* _Job_: Exactly as written, retype the listing below, omitting the pictures.

* _Information provided_:
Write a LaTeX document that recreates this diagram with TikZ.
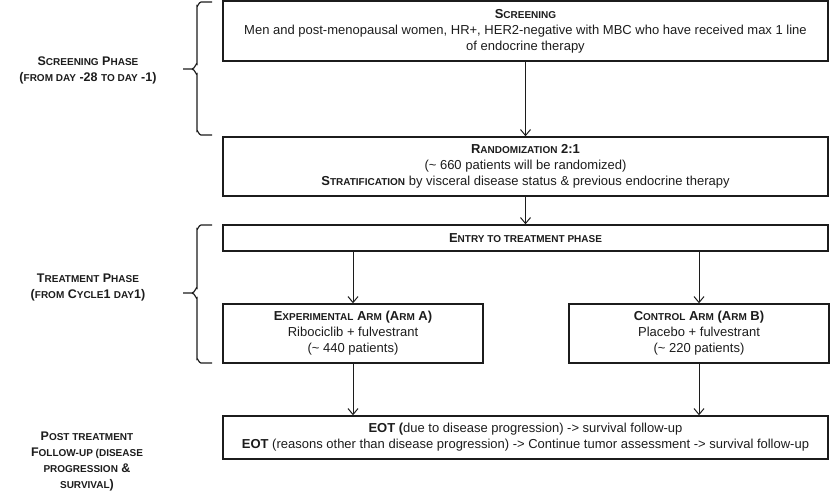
\documentclass[tikz,border=0pt]{standalone}
\usepackage{fontspec}
\setmainfont{Liberation Sans}
\usepackage{tikz}
\usetikzlibrary{calc}
\usetikzlibrary{arrows.meta}
\usetikzlibrary{positioning}
\definecolor{inkgray}{RGB}{28, 28, 28}
\newcommand{\sm}[1]{{\fontsize{10}{16}\selectfont #1}}
\tikzset{
  stagebox/.style={draw=inkgray, line width=1.4pt, align=center, inner sep=0pt,
                   font=\fontsize{13}{16}\selectfont, text=inkgray},
  flow/.style={draw=inkgray, line width=1pt, -{Straight Barb[length=6pt,width=10pt]}},
  phaselabel/.style={align=center, inner sep=0pt, text=inkgray,
                     font=\bfseries\fontsize{12.5}{16}\selectfont},
  phasebrace/.style={draw=inkgray, line width=1.2pt}
}

\begin{document}
\begin{tikzpicture}[x=1pt, y=-1pt]
            \useasboundingbox (0,0) rectangle (830,499);
            % boxes
            \node[stagebox, minimum width=605pt, minimum height=60pt] (scr)   at (525.5, 31.0)
                 {\textbf{S\sm{CREENING}}\\
                  Men and post-menopausal  women, HR+, HER2-negative  with MBC who have received max 1 line\\
                  of endocrine therapy};
            \node[stagebox, minimum width=605pt, minimum height=59pt] (rand)  at (525.5,166.5)
                 {\textbf{R\sm{ANDOMIZATION} 2:1}\\
                  (\textasciitilde{} 660 patients will be randomized)\\
                  \textbf{S\sm{TRATIFICATION}} by visceral disease status \& previous endocrine therapy};
            \node[stagebox, minimum width=605pt, minimum height=26pt] (entry) at (525.5,238.0)
                 {\textbf{E\sm{NTRY TO TREATMENT PHASE}}};
            \node[stagebox, minimum width=260pt, minimum height=59pt] (armA)  at (353.0,333.5)
                 {\textbf{E\sm{XPERIMENTAL} A\sm{RM} (A\sm{RM} A)}\\
                  Ribociclib + fulvestrant\\
                  (\textasciitilde{} 440 patients)};
            \node[stagebox, minimum width=260pt, minimum height=59pt] (armB)  at (699.0,333.5)
                 {\textbf{C\sm{ONTROL} A\sm{RM} (A\sm{RM} B)}\\
                  Placebo + fulvestrant\\
                  (\textasciitilde{} 220 patients)};
            \node[stagebox, minimum width=605pt, minimum height=43pt] (eot)   at (525.5,437.5)
                 {\textbf{EOT (}due to disease progression) -> survival  follow-up\\
                  \textbf{EOT} (reasons other than disease progression) -> Continue tumor assessment  -> survival  follow-up};
            % arrows
            \draw[flow] (scr.south)   -- (rand.north);
            \draw[flow] (rand.south)  -- (entry.north);
            \draw[flow] (entry.south -| armA.north) -- (armA.north);
            \draw[flow] (entry.south -| armB.north) -- (armB.north);
            \draw[flow] (armA.south)  -- (armA.south |- eot.north);
            \draw[flow] (armB.south)  -- (armB.south |- eot.north);
            % phases on the left
            \node[phaselabel] (lscr)  at (88, 70)
                 {S\sm{CREENING} P\sm{HASE}\\(\sm{FROM DAY} -28 \sm{TO DAY} -1)};
            \node[phaselabel] (ltrt)  at (88,287)
                 {T\sm{REATMENT} P\sm{HASE}\\(\sm{FROM} C\sm{YCLE}1 \sm{DAY}1)};
            \node[phaselabel] (lpost) at (87,461)
                 {P\sm{OST TREATMENT}\\F\sm{OLLOW-UP (DISEASE}\\\sm{PROGRESSION} \&\\\sm{SURVIVAL})};
            \draw[phasebrace] (212,2) -- (201,2) to[out=180,in=-90] (197,6) -- (197,64)
                 to[out=90,in=0] (192,69) -- (183,69);
            \draw[phasebrace] (192,69) to[out=0,in=-90] (197,74) -- (197,131)
                 to[out=90,in=180] (201,135) -- (212,135);
            \draw[phasebrace] (212,225) -- (201,225) to[out=180,in=-90] (197,229) -- (197,288)
                 to[out=90,in=0] (192,293) -- (183,293);
            \draw[phasebrace] (192,293) to[out=0,in=-90] (197,298) -- (197,359)
                 to[out=90,in=180] (201,363) -- (212,363);
\end{tikzpicture}
\end{document}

* _Result of the task_:
Write a LaTeX document that recreates this diagram with TikZ.
\documentclass[tikz,border=0pt]{standalone}
\usepackage{fontspec}
\setmainfont{Liberation Sans}
\usepackage{tikz}
\usetikzlibrary{calc}
\usetikzlibrary{arrows.meta}
\usetikzlibrary{positioning}
\definecolor{inkgray}{RGB}{28, 28, 28}
\newcommand{\sm}[1]{{\fontsize{10}{16}\selectfont #1}}
\tikzset{
  stagebox/.style={draw=inkgray, line width=1.4pt, align=center, inner sep=0pt,
                   font=\fontsize{13}{16}\selectfont, text=inkgray},
  flow/.style={draw=inkgray, line width=1pt, -{Straight Barb[length=6pt,width=10pt]}},
  phaselabel/.style={align=center, inner sep=0pt, text=inkgray,
                     font=\bfseries\fontsize{12.5}{16}\selectfont},
  phasebrace/.style={draw=inkgray, line width=1.2pt}
}

\begin{document}
\begin{tikzpicture}[x=1pt, y=-1pt]
            \useasboundingbox (0,0) rectangle (830,499);
            % boxes
            \node[stagebox, minimum width=605pt, minimum height=60pt] (scr)   at (525.5, 31.0)
                 {\textbf{S\sm{CREENING}}\\
                  Men and post-menopausal  women, HR+, HER2-negative  with MBC who have received max 1 line\\
                  of endocrine therapy};
            \node[stagebox, minimum width=605pt, minimum height=59pt] (rand)  at (525.5,166.5)
                 {\textbf{R\sm{ANDOMIZATION} 2:1}\\
                  (\textasciitilde{} 660 patients will be randomized)\\
                  \textbf{S\sm{TRATIFICATION}} by visceral disease status \& previous endocrine therapy};
            \node[stagebox, minimum width=605pt, minimum height=26pt] (entry) at (525.5,238.0)
                 {\textbf{E\sm{NTRY TO TREATMENT PHASE}}};
            \node[stagebox, minimum width=260pt, minimum height=59pt] (armA)  at (353.0,333.5)
                 {\textbf{E\sm{XPERIMENTAL} A\sm{RM} (A\sm{RM} A)}\\
                  Ribociclib + fulvestrant\\
                  (\textasciitilde{} 440 patients)};
            \node[stagebox, minimum width=260pt, minimum height=59pt] (armB)  at (699.0,333.5)
                 {\textbf{C\sm{ONTROL} A\sm{RM} (A\sm{RM} B)}\\
                  Placebo + fulvestrant\\
                  (\textasciitilde{} 220 patients)};
            \node[stagebox, minimum width=605pt, minimum height=43pt] (eot)   at (525.5,437.5)
                 {\textbf{EOT (}due to disease progression) -> survival  follow-up\\
                  \textbf{EOT} (reasons other than disease progression) -> Continue tumor assessment  -> survival  follow-up};
            % arrows
            \draw[flow] (scr.south)   -- (rand.north);
            \draw[flow] (rand.south)  -- (entry.north);
            \draw[flow] (entry.south -| armA.north) -- (armA.north);
            \draw[flow] (entry.south -| armB.north) -- (armB.north);
            \draw[flow] (armA.south)  -- (armA.south |- eot.north);
            \draw[flow] (armB.south)  -- (armB.south |- eot.north);
            % phases on the left
            \node[phaselabel] (lscr)  at (88, 70)
                 {S\sm{CREENING} P\sm{HASE}\\(\sm{FROM DAY} -28 \sm{TO DAY} -1)};
            \node[phaselabel] (ltrt)  at (88,287)
                 {T\sm{REATMENT} P\sm{HASE}\\(\sm{FROM} C\sm{YCLE}1 \sm{DAY}1)};
            \node[phaselabel] (lpost) at (87,461)
                 {P\sm{OST TREATMENT}\\F\sm{OLLOW-UP (DISEASE}\\\sm{PROGRESSION} \&\\\sm{SURVIVAL})};
            \draw[phasebrace] (212,2) -- (201,2) to[out=180,in=-90] (197,6) -- (197,64)
                 to[out=90,in=0] (192,69) -- (183,69);
            \draw[phasebrace] (192,69) to[out=0,in=-90] (197,74) -- (197,131)
                 to[out=90,in=180] (201,135) -- (212,135);
            \draw[phasebrace] (212,225) -- (201,225) to[out=180,in=-90] (197,229) -- (197,288)
                 to[out=90,in=0] (192,293) -- (183,293);
            \draw[phasebrace] (192,293) to[out=0,in=-90] (197,298) -- (197,359)
                 to[out=90,in=180] (201,363) -- (212,363);
\end{tikzpicture}
\end{document}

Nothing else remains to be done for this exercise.